Ces lieux indéterminés, immeubles jaillissant dans la plaine, parfois aperçu d’un train, d’une voiture, sont pour une génération née avec eux, possiblement « chargée de poésie », comme les stations services d’autoroutes, etc. Nous pourrions tenter de démêler la part de l’art et de la vie, l’importance du cinéma, de la photographie, etc. mais dans le même temps cette poésie a pu se manifester à des enfances vierges de culture… Les choix se font de nouvelles géographies, imposés partiellement par les circonstances ; mais l’artiste se tient, saisit autant qu’il peut dans tout ce qui le traverse, dans la solitude de l’atelier, avec ses réminiscences, c’est là l’essentiel.

Georges Poulet a écrit : « L’être privé de lieu est sans univers, sans foyer, sans feu ni lieu ». Il démontre qu’espace et temps ne font qu’un pour l’auteur de La Recherche du temps perdu.
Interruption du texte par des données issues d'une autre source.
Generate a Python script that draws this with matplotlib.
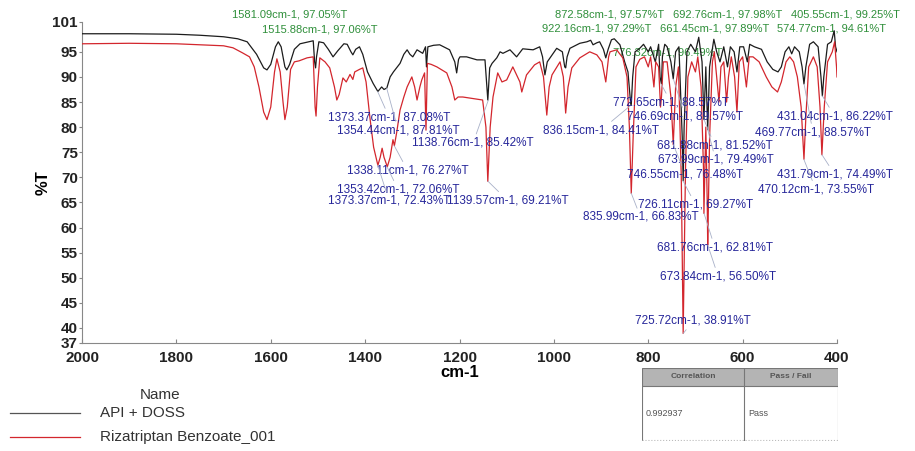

Proust dit : « Le temps y a pris la forme de l’espace ». Jérémy Liron peint des lieux mais aussi des moments, des fragments d’espace (« témoignant » de l’architecture de son époque) et des fragments de temps (ainsi avons-nous parlé de « récit »). L’essence poétique de son travail est là aussi, dans ce « renversement » qui se neutralise. L’artiste vit au cœur de cette tension. S’il doit relever les défis propres à son art, il sait simultanément que cette réalité poétique fait notre humanité : lieu et temps fusionnant pour l’abstraction de toute œuvre.